··· Data
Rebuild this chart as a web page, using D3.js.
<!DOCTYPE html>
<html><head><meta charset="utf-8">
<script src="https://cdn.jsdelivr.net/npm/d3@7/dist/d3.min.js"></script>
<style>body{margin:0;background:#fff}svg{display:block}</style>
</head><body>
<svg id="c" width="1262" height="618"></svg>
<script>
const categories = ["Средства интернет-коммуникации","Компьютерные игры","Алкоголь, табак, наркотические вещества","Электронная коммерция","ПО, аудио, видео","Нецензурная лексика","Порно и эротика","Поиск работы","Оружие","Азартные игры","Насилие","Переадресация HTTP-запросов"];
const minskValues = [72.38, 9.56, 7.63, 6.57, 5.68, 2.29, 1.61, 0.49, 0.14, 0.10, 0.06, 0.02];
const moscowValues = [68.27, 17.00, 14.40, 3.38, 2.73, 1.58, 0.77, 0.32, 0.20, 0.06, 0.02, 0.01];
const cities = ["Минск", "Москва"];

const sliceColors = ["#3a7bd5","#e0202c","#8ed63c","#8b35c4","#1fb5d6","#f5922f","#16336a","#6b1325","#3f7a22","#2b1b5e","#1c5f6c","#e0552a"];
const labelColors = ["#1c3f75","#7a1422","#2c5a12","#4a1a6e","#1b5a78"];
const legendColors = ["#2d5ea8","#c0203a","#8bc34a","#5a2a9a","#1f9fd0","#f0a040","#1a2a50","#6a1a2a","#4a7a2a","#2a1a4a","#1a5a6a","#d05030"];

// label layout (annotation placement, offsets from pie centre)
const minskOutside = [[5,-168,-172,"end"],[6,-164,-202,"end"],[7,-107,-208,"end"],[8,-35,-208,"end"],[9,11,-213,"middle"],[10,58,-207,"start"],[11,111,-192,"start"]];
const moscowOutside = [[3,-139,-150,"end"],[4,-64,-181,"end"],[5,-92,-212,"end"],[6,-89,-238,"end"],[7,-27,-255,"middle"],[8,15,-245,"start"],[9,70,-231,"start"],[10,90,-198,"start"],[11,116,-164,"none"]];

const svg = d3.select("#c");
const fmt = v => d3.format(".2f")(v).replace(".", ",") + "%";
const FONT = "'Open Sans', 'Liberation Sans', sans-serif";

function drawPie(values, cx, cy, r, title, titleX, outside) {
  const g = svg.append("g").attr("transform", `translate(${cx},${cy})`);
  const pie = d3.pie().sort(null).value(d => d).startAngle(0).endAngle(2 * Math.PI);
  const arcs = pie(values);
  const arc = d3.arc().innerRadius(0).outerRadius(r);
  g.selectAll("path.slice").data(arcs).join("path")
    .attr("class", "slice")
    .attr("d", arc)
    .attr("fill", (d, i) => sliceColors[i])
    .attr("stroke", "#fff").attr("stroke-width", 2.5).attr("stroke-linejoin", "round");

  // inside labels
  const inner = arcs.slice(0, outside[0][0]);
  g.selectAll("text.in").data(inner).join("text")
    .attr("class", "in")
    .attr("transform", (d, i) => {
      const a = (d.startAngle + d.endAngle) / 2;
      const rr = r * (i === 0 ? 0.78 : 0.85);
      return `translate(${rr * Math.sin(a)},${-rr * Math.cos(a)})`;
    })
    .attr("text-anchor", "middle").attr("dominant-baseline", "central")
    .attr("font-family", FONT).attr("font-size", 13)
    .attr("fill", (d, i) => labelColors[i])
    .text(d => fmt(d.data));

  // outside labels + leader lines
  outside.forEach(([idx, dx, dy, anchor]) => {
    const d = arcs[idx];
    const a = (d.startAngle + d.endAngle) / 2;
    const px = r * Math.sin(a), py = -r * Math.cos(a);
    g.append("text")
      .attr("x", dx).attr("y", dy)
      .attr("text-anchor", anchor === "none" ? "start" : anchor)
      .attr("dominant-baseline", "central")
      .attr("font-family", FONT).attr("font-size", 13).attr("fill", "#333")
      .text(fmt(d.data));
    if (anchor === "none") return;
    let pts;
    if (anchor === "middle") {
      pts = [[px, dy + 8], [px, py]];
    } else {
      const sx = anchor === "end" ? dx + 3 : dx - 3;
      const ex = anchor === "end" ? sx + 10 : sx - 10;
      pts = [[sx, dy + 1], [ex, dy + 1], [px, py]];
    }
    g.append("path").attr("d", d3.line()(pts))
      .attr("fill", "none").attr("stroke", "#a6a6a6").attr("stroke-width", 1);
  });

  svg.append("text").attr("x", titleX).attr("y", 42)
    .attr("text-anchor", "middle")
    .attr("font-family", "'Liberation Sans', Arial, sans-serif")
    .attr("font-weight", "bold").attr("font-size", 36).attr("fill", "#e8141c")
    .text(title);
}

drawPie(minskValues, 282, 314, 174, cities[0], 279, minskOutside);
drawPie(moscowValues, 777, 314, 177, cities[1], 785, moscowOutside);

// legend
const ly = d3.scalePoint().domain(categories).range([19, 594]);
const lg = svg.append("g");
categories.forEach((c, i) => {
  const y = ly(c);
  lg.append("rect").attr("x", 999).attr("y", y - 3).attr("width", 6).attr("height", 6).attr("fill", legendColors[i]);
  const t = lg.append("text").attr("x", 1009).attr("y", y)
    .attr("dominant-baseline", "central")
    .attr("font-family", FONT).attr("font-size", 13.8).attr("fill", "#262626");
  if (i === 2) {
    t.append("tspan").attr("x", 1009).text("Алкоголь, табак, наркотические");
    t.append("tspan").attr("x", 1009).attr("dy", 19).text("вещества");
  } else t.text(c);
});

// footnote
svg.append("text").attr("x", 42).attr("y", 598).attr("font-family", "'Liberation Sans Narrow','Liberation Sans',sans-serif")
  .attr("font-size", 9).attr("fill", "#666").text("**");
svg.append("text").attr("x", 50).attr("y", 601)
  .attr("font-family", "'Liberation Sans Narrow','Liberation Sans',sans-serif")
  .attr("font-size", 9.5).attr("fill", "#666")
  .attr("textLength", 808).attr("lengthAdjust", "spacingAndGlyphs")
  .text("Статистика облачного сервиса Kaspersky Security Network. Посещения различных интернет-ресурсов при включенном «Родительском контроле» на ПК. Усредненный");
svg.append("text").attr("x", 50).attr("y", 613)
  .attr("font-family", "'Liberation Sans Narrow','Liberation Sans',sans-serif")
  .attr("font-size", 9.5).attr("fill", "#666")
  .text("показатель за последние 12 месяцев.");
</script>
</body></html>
······
__Task directions__
Retype all the material above precisely, with no line left out.

__Solution to the problem__
Rebuild this chart as a web page, using D3.js.
<!DOCTYPE html>
<html><head><meta charset="utf-8">
<script src="https://cdn.jsdelivr.net/npm/d3@7/dist/d3.min.js"></script>
<style>body{margin:0;background:#fff}svg{display:block}</style>
</head><body>
<svg id="c" width="1262" height="618"></svg>
<script>
const categories = ["Средства интернет-коммуникации","Компьютерные игры","Алкоголь, табак, наркотические вещества","Электронная коммерция","ПО, аудио, видео","Нецензурная лексика","Порно и эротика","Поиск работы","Оружие","Азартные игры","Насилие","Переадресация HTTP-запросов"];
const minskValues = [72.38, 9.56, 7.63, 6.57, 5.68, 2.29, 1.61, 0.49, 0.14, 0.10, 0.06, 0.02];
const moscowValues = [68.27, 17.00, 14.40, 3.38, 2.73, 1.58, 0.77, 0.32, 0.20, 0.06, 0.02, 0.01];
const cities = ["Минск", "Москва"];

const sliceColors = ["#3a7bd5","#e0202c","#8ed63c","#8b35c4","#1fb5d6","#f5922f","#16336a","#6b1325","#3f7a22","#2b1b5e","#1c5f6c","#e0552a"];
const labelColors = ["#1c3f75","#7a1422","#2c5a12","#4a1a6e","#1b5a78"];
const legendColors = ["#2d5ea8","#c0203a","#8bc34a","#5a2a9a","#1f9fd0","#f0a040","#1a2a50","#6a1a2a","#4a7a2a","#2a1a4a","#1a5a6a","#d05030"];

// label layout (annotation placement, offsets from pie centre)
const minskOutside = [[5,-168,-172,"end"],[6,-164,-202,"end"],[7,-107,-208,"end"],[8,-35,-208,"end"],[9,11,-213,"middle"],[10,58,-207,"start"],[11,111,-192,"start"]];
const moscowOutside = [[3,-139,-150,"end"],[4,-64,-181,"end"],[5,-92,-212,"end"],[6,-89,-238,"end"],[7,-27,-255,"middle"],[8,15,-245,"start"],[9,70,-231,"start"],[10,90,-198,"start"],[11,116,-164,"none"]];

const svg = d3.select("#c");
const fmt = v => d3.format(".2f")(v).replace(".", ",") + "%";
const FONT = "'Open Sans', 'Liberation Sans', sans-serif";

function drawPie(values, cx, cy, r, title, titleX, outside) {
  const g = svg.append("g").attr("transform", `translate(${cx},${cy})`);
  const pie = d3.pie().sort(null).value(d => d).startAngle(0).endAngle(2 * Math.PI);
  const arcs = pie(values);
  const arc = d3.arc().innerRadius(0).outerRadius(r);
  g.selectAll("path.slice").data(arcs).join("path")
    .attr("class", "slice")
    .attr("d", arc)
    .attr("fill", (d, i) => sliceColors[i])
    .attr("stroke", "#fff").attr("stroke-width", 2.5).attr("stroke-linejoin", "round");

  // inside labels
  const inner = arcs.slice(0, outside[0][0]);
  g.selectAll("text.in").data(inner).join("text")
    .attr("class", "in")
    .attr("transform", (d, i) => {
      const a = (d.startAngle + d.endAngle) / 2;
      const rr = r * (i === 0 ? 0.78 : 0.85);
      return `translate(${rr * Math.sin(a)},${-rr * Math.cos(a)})`;
    })
    .attr("text-anchor", "middle").attr("dominant-baseline", "central")
    .attr("font-family", FONT).attr("font-size", 13)
    .attr("fill", (d, i) => labelColors[i])
    .text(d => fmt(d.data));

  // outside labels + leader lines
  outside.forEach(([idx, dx, dy, anchor]) => {
    const d = arcs[idx];
    const a = (d.startAngle + d.endAngle) / 2;
    const px = r * Math.sin(a), py = -r * Math.cos(a);
    g.append("text")
      .attr("x", dx).attr("y", dy)
      .attr("text-anchor", anchor === "none" ? "start" : anchor)
      .attr("dominant-baseline", "central")
      .attr("font-family", FONT).attr("font-size", 13).attr("fill", "#333")
      .text(fmt(d.data));
    if (anchor === "none") return;
    let pts;
    if (anchor === "middle") {
      pts = [[px, dy + 8], [px, py]];
    } else {
      const sx = anchor === "end" ? dx + 3 : dx - 3;
      const ex = anchor === "end" ? sx + 10 : sx - 10;
      pts = [[sx, dy + 1], [ex, dy + 1], [px, py]];
    }
    g.append("path").attr("d", d3.line()(pts))
      .attr("fill", "none").attr("stroke", "#a6a6a6").attr("stroke-width", 1);
  });

  svg.append("text").attr("x", titleX).attr("y", 42)
    .attr("text-anchor", "middle")
    .attr("font-family", "'Liberation Sans', Arial, sans-serif")
    .attr("font-weight", "bold").attr("font-size", 36).attr("fill", "#e8141c")
    .text(title);
}

drawPie(minskValues, 282, 314, 174, cities[0], 279, minskOutside);
drawPie(moscowValues, 777, 314, 177, cities[1], 785, moscowOutside);

// legend
const ly = d3.scalePoint().domain(categories).range([19, 594]);
const lg = svg.append("g");
categories.forEach((c, i) => {
  const y = ly(c);
  lg.append("rect").attr("x", 999).attr("y", y - 3).attr("width", 6).attr("height", 6).attr("fill", legendColors[i]);
  const t = lg.append("text").attr("x", 1009).attr("y", y)
    .attr("dominant-baseline", "central")
    .attr("font-family", FONT).attr("font-size", 13.8).attr("fill", "#262626");
  if (i === 2) {
    t.append("tspan").attr("x", 1009).text("Алкоголь, табак, наркотические");
    t.append("tspan").attr("x", 1009).attr("dy", 19).text("вещества");
  } else t.text(c);
});

// footnote
svg.append("text").attr("x", 42).attr("y", 598).attr("font-family", "'Liberation Sans Narrow','Liberation Sans',sans-serif")
  .attr("font-size", 9).attr("fill", "#666").text("**");
svg.append("text").attr("x", 50).attr("y", 601)
  .attr("font-family", "'Liberation Sans Narrow','Liberation Sans',sans-serif")
  .attr("font-size", 9.5).attr("fill", "#666")
  .attr("textLength", 808).attr("lengthAdjust", "spacingAndGlyphs")
  .text("Статистика облачного сервиса Kaspersky Security Network. Посещения различных интернет-ресурсов при включенном «Родительском контроле» на ПК. Усредненный");
svg.append("text").attr("x", 50).attr("y", 613)
  .attr("font-family", "'Liberation Sans Narrow','Liberation Sans',sans-serif")
  .attr("font-size", 9.5).attr("fill", "#666")
  .text("показатель за последние 12 месяцев.");
</script>
</body></html>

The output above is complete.